*WORK REQUIRED*
Using the data below, return word for word every line from the one holding "What matplotlib code" down to the one holding "loading = [0, 5, 10, 20, 30]". Leave pictures out.

— begin AVAILABLE RECORDS —

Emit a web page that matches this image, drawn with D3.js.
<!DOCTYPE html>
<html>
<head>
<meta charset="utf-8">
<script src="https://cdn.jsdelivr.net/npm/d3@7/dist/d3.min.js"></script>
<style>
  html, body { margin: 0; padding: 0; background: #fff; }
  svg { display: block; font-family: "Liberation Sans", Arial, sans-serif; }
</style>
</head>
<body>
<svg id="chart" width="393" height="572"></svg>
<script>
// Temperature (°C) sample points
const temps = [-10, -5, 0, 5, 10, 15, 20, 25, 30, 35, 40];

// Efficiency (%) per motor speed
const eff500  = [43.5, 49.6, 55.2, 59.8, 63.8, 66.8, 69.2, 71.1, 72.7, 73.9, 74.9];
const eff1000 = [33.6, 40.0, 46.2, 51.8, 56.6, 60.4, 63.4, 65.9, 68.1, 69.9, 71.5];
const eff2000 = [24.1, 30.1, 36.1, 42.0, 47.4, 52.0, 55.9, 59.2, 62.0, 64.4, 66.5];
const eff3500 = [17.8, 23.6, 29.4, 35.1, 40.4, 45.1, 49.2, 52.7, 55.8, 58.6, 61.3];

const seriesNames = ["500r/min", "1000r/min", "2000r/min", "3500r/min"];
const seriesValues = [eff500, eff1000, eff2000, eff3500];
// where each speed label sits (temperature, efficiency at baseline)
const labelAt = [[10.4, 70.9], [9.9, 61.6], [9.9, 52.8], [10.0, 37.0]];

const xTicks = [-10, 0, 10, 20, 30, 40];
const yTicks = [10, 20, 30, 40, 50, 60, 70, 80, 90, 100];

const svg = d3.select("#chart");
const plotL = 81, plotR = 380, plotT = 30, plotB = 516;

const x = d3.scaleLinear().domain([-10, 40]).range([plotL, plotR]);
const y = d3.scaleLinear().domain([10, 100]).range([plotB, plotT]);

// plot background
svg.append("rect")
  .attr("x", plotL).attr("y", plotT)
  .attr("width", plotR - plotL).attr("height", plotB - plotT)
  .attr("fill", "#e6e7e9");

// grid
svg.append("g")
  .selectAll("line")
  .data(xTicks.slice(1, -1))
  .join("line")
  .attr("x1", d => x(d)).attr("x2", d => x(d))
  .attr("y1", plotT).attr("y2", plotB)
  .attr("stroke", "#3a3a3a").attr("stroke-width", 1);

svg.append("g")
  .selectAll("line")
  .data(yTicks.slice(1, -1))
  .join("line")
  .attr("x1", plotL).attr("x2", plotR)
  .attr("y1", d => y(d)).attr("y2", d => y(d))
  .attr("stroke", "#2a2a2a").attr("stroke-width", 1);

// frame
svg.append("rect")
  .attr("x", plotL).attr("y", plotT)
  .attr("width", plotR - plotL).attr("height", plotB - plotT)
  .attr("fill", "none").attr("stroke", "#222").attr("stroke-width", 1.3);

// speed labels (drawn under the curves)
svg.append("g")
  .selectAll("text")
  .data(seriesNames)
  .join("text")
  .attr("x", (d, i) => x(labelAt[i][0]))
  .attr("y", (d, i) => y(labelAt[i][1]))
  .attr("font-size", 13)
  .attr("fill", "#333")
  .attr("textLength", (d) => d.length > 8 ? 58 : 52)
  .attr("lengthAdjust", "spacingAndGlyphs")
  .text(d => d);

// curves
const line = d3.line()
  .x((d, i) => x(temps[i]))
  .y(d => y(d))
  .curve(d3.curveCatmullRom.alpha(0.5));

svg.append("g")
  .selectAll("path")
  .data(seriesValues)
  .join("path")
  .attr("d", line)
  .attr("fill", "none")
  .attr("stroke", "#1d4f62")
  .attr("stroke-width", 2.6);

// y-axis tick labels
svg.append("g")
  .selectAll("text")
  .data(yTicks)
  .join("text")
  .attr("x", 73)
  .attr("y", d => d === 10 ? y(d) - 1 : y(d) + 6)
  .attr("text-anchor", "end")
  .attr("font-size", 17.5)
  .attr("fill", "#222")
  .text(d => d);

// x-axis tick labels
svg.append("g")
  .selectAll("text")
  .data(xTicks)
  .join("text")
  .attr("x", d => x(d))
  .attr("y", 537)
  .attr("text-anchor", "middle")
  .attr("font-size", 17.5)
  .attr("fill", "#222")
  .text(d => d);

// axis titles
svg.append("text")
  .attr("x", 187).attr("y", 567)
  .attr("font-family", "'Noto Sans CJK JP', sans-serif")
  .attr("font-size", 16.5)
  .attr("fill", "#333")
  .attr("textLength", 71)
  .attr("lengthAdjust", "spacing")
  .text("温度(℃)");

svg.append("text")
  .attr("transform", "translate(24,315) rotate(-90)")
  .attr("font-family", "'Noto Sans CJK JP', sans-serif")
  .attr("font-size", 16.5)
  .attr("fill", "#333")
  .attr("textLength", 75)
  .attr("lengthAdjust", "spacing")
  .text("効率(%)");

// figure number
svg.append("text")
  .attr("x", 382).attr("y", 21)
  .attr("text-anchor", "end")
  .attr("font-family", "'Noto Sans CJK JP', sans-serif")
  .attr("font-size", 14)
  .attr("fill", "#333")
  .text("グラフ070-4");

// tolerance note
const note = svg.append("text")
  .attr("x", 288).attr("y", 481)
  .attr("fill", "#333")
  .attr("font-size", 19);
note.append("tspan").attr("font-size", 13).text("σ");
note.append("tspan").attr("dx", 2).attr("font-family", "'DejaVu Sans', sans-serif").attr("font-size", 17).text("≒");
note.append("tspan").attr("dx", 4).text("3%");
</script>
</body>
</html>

— end AVAILABLE RECORDS —
— begin AVAILABLE RECORDS —

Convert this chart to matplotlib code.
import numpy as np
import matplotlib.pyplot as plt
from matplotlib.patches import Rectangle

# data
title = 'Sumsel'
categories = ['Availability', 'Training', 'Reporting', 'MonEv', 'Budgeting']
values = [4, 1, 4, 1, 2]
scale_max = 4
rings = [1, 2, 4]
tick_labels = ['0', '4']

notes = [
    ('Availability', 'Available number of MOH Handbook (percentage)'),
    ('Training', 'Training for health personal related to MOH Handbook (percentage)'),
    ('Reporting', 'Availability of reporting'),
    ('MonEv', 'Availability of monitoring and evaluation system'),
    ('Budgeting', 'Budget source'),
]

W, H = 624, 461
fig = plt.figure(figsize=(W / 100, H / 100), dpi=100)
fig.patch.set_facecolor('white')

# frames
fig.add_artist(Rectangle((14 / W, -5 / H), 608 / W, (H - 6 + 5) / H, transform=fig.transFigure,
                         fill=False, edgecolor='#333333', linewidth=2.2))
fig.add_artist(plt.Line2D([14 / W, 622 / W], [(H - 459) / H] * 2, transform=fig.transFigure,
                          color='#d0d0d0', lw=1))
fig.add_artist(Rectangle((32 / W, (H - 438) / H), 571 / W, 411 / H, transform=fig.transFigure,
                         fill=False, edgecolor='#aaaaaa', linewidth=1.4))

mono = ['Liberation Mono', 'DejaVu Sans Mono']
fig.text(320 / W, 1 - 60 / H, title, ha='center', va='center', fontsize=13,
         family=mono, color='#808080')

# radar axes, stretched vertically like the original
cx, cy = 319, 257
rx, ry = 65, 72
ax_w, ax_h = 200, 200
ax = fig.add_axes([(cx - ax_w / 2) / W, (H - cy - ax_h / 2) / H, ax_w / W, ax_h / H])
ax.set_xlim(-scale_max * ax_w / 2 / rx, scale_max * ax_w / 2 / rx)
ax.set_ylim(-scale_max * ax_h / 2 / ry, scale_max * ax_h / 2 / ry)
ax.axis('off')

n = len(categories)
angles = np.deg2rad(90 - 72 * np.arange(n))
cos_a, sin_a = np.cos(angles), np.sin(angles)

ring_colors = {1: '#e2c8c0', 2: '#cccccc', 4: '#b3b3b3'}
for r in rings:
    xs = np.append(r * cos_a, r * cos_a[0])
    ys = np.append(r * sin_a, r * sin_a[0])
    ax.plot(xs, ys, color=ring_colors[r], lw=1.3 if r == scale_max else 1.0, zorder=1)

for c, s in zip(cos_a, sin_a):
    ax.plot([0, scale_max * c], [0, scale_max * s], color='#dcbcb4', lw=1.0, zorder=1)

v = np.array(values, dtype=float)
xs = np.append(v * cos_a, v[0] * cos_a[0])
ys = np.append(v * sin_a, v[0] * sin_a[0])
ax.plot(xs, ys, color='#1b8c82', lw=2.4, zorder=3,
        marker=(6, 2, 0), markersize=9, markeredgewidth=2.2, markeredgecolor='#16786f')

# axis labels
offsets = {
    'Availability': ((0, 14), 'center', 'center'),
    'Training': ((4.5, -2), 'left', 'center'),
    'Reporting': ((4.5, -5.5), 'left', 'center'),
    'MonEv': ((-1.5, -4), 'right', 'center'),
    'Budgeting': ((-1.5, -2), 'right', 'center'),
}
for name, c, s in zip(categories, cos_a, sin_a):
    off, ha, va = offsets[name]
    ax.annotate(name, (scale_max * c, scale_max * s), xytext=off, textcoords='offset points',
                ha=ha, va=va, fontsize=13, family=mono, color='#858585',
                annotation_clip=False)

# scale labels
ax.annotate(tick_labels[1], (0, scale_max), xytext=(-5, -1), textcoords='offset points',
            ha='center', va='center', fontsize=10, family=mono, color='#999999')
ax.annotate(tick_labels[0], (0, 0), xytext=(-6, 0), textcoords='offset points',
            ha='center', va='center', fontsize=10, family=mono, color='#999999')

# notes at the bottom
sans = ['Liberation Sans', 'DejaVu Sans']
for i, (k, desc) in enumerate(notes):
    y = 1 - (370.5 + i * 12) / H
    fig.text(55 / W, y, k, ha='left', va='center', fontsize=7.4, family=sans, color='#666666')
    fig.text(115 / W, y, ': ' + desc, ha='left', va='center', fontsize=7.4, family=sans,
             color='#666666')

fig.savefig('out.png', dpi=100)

— end AVAILABLE RECORDS —
— begin AVAILABLE RECORDS —

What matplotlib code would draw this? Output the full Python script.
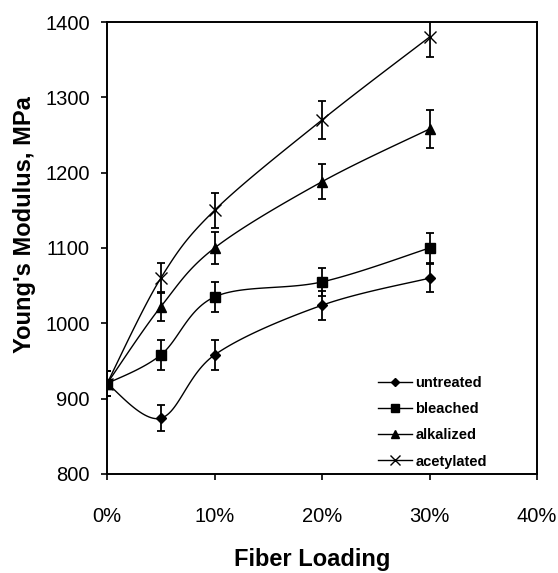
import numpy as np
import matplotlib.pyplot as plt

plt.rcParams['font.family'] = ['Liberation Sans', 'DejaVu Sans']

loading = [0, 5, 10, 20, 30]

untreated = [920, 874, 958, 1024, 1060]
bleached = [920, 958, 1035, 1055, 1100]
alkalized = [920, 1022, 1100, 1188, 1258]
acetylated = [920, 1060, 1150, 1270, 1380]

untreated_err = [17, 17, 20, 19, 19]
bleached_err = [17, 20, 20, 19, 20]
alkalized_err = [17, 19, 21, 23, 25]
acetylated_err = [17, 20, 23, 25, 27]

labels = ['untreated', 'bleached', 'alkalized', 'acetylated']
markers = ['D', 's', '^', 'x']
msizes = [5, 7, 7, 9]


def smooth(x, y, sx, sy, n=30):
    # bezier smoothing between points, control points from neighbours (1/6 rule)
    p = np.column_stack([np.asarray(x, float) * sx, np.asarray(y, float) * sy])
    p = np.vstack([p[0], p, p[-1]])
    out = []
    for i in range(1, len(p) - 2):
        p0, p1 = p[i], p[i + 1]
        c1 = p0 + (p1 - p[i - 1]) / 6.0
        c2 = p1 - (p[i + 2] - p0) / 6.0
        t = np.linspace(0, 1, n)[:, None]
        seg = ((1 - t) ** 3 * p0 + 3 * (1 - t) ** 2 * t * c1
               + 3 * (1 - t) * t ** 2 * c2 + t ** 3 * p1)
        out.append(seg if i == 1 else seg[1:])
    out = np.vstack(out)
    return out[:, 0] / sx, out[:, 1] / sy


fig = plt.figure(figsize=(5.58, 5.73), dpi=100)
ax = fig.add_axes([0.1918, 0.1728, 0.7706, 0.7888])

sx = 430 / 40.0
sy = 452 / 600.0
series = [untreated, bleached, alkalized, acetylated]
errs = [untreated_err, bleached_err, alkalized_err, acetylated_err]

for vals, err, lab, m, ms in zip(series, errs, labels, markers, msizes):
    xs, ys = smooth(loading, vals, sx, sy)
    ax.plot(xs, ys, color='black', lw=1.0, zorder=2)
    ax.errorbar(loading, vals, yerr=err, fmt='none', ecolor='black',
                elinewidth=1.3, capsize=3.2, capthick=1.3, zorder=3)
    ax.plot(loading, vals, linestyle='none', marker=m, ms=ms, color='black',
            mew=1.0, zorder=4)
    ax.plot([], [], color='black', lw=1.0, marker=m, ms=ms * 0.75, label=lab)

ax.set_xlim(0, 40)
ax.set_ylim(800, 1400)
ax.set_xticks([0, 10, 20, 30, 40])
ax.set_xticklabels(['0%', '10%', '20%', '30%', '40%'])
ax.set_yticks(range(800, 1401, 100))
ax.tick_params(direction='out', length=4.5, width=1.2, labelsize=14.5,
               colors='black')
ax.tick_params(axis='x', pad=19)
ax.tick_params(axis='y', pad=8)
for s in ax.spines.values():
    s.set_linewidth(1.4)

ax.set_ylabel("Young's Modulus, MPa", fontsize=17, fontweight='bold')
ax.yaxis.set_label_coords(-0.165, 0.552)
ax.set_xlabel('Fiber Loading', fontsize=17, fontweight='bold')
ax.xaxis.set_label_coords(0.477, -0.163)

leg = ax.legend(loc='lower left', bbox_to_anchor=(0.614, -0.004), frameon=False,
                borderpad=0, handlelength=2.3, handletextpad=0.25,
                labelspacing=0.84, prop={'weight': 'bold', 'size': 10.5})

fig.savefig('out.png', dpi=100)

— end AVAILABLE RECORDS —

*EXPECTED ANSWER*
What matplotlib code would draw this? Output the full Python script.
import numpy as np
import matplotlib.pyplot as plt

plt.rcParams['font.family'] = ['Liberation Sans', 'DejaVu Sans']

loading = [0, 5, 10, 20, 30]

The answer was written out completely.